San Jose should accept nothing less. San Jose most definitely can use the jobs and investments, the municipal government must be resolute about this. San Jose is one of the most multi-cultural cities Blogger has spent time. It is also one of the most progressive cities; thus should "demand a fair, forward-thinking deal that makes the city's needs a priority." Besides, "it has one of the few urban, transit-connected sites in the region where Google, or any tech company,..., can go."
So, how can Google can be a corporate citizen to the people of San Jose? Richard Florida and Benjamin Schneider offer some suggestions.
First, from an architectural point of view, Google's new home should be as distinct as possible from Apple's "Spaceship" (citylab.com; April 27, 2017; date accessed Dec. 5, 2017). The co-authors suggest, "Rather than being a campus per se, Google should build a fine-grained, mixed-use neighborhood, with walkways between between buildings and numerous public spaces." The proposed Diridon site is located very near the downtown area.

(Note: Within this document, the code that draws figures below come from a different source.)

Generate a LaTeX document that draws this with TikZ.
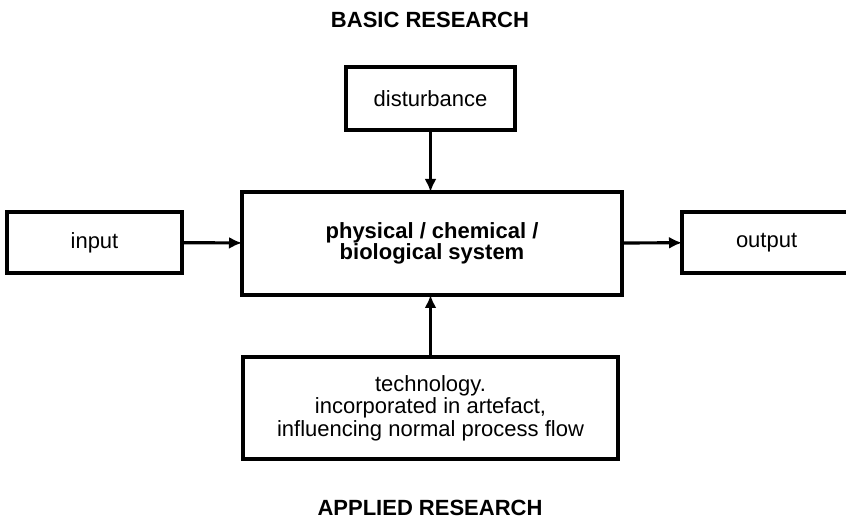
\documentclass[tikz,border=0pt]{standalone}
\usepackage{fontspec}
\setmainfont{Liberation Sans}
\usetikzlibrary{arrows.meta}
\tikzset{
  block/.style={draw, line width=1.7pt, align=center, inner sep=0pt, outer sep=0pt, font=\fontsize{11}{11.2}\selectfont},
  flow/.style={line width=1.6pt, -{Latex[length=6.5pt,width=6pt]}},
  title/.style={font=\fontsize{11}{13}\selectfont\bfseries}
}
\begin{document}
\begin{tikzpicture}[x=0.5pt, y=-0.5pt]
        \useasboundingbox (0,0) rectangle (846,522);
        \clip (0,0) rectangle (846,522);
        % Titles
        \node[title] (basic) at (430,20) {BASIC RESEARCH};
        \node[title] (applied) at (430,508) {APPLIED RESEARCH};
        % Blocks
        \node[block, minimum width=84.5pt, minimum height=31.5pt] (dist) at (430.5,98.5) {disturbance};
        \node[block, minimum width=190pt, minimum height=51.5pt, font=\fontsize{11}{10.6}\selectfont\bfseries] (sys) at (432,243.5) {physical / chemical /\\biological system};
        \node[block, minimum width=87.5pt, minimum height=30.5pt] (in) at (94.5,242.5) {input};
        \node[block, minimum width=100pt, minimum height=30.5pt, text width=62pt, align=left] (out) at (782,242.5) {\hspace*{8pt}output};
        \node[block, minimum width=187.5pt, minimum height=51pt] (tech) at (430.5,408) {technology.\\incorporated in artefact,\\influencing normal process flow};
        % Connectors
        \draw[flow] (dist) -- (dist |- sys.north);
        \draw[flow] (in) -- (sys);
        \draw[flow] (sys) -- (out);
        \draw[flow] (tech) -- (tech |- sys.south);
    \end{tikzpicture}
\end{document}
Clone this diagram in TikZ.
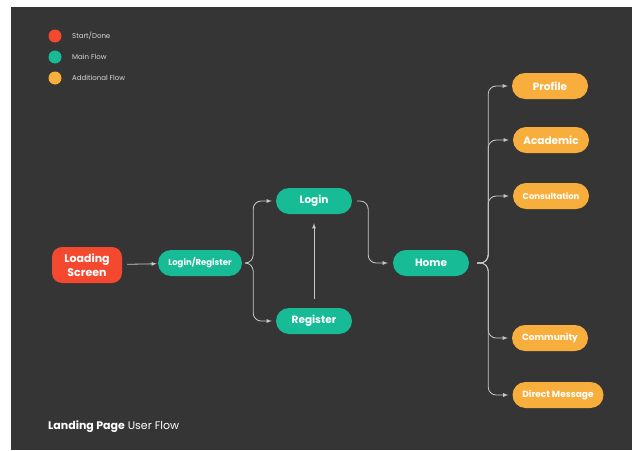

Google should take advantage of this ideal location by stressing public transport, walking and bicycling, and keep parking down to an absolute minimum. These are pretty obvious, already mentioned in intial discussions (mercurynews.com; June 18, 2017; date accessed Dec. 5, 2017).
Next, Google can leap ahead of the tech-company pack by building enough housing units commensurate with the number of new jobs it will bring to San Jose. The co-authors report, "Because housing is so difficult to build in California, 'the market' cannot be expected to suddenly accommodate 20,000 well-heeled workers." Constructing new housing units together new office construction "would not only prevent a major shock to the housing market, it would also improve the experience of the new neighborhood, be a boon to business downtown and help transit usage."
Richard Florida and Benjamin Schneider suggest that "A significant percentage of these housing units should be below market rate". The median cost for a house in San Jose is $880,703 (zillow.com date accessed Dec. 5, 2017). Google can follow the example of the San Francisco Giants baseball team when they agreed "to make 40 percent of the units in their Mission Rock development affordable" [sfexaminer.com; Oct. 8, 2017; date accessed Dec. 5, 2017]. Google and its real estate partner Trammell Crow should be able to meet this standard. The co-authors speculate, "Perhaps Google could set aside a portion of these units as 'workforce housing' for teachers, firefighters, and police." Google could also build housing units for its service workers-i.e. cafeteria workers and maintenance staff-while we are here, pay them a living wage.
The challenge of finding an affordable place to live in San Jose is closely tied to its transportation challenges. There are buses and light rail but they do not really reach deep into the suburban areas, thus residents must rely on cars to get them to and from work. Diridon Station is next door to the proposed site and state officials have big plans for "the Grand Central of the West" (mercurynews.com; June 18, 2017; date accessed Dec. 5, 2017), which will eventually serve high-speed and BART, as well to Caltrain and VTA. The problem is no one figured out how to pay for it. Typical.
This is where Google can help. "Developing a financial mechanism for Google to contribute to the reconstruction of Diridon would be complicated..." Be that as it may, developing a financial mechanism should be part of the conversation about the proposed site. The co-authors offer this idea, "Perhaps the city could create a special property tax for Diridon-adjacent plots. Or Google's community benefits agreement could include a substantial commitment to transit improvements."
However this unfolds, it is an Google's best interest that Diridon Station become the western "Grand Central-" i.e. a "multimodal hub that it is meant to be." Extending BART (Bay Area Rapid Transit) access to the south San Francisco Bay Area would make Google employees' commute incredibly simple and high-speed rail would make taking meeting in San Francisco and Los Angeles easier for executives. Richard Florida and Benjamin Schneider write,"Turning the station into an iconic contemporary landmark would symbolize San Jose's arrival as an urban 21st-century global city-something that Google is clearly interested in associating itself with."
Contemporary politics being what they are, San Jose and the rest of the San Francisco Bay Area should expect much, if any, help for the federal government with their progressive urban agendas. The flipside of the anti-urban, anti-progressive political climate in Washingon D.C. is Americans are looking toward other institutions to fill the void.
The co-authors ask some very important questions: "Do the Bay Area's nominally progressive tech companies really care about making our communities and our world a better place? Or are they simply opportunists, relentlessly extracting value wherever they can, and leaving the rest of us to deal with the consequences?"
Google has a great opportunity in San Jose to demonstrate their true core values. Will they step up or be one of those exploitive tech companies?